まずは全体の登録者数を増加させて、セグメントの設定者数も合わせて増加させていくというように考えています。ですのでお友だち数とセグメント配信数は見ていますが、どのくらいになれば適正など、目標値をどこに置くか検討しているところです。

もう少しで5万人なので、市民の五分の一となります。Twitterのフォロワー数が約2万人なので、それと比較すると多くの方にお友だちになって頂いています。

セグメントの設定者数は、これまで全体にお知らせの配信を行い、3000人から6000人となりました。このような周知はどのくらいの頻度で行えばよいのか、今後モビルスさんにアドバイスを頂きながら目標値も設定していきたいです。

藤田:

アカウント事態の周知は、どのようにして行っているのでしょうか。

隅田氏:

セグメント配信を導入をしたタイミングで、設定の案内を市のホームページやサイネージなど様々なところに出しました。また、よく協力していただいているイオンモールなどのサイネージにも出しました。あとは地道に公民館に行き、スマホ講座などの参加者にチラシを渡しています。

豊原氏:

定性的な効果としては、例えば、「アンケートのご案内」を送信するとその後の回答数が増加したり、「イベントのご案内」を送信するとその後で申込枠がすぐ埋まったり、という効果は各課から聞いています。

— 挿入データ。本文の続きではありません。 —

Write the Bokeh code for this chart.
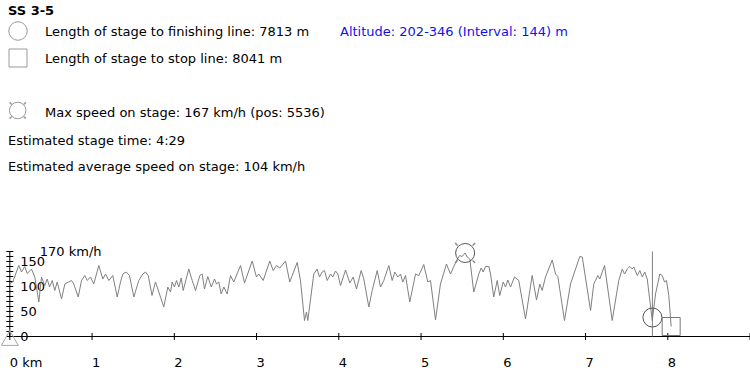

イベントの開催が始まってきたタイミングなので、セグメント配信を導入しておいて良かったと思っています。

市民との双方向コミュニケーションを目指して

今後の展望について教えてください。

隅田氏:

まずは既存のセグメント配信を充実させていきたいと考えています。

モビルスさんの製品を入れているところを生かして、オプションなどを含めてどういう拡充の可能性があるのかは探っていきたいと思っています。

藤田:

本日はお話をお伺いする機会を頂き、ありがとうございました。

今後も市民との双方向コミュニケーションを実現できるよう、サポートさせて頂けますと幸いです。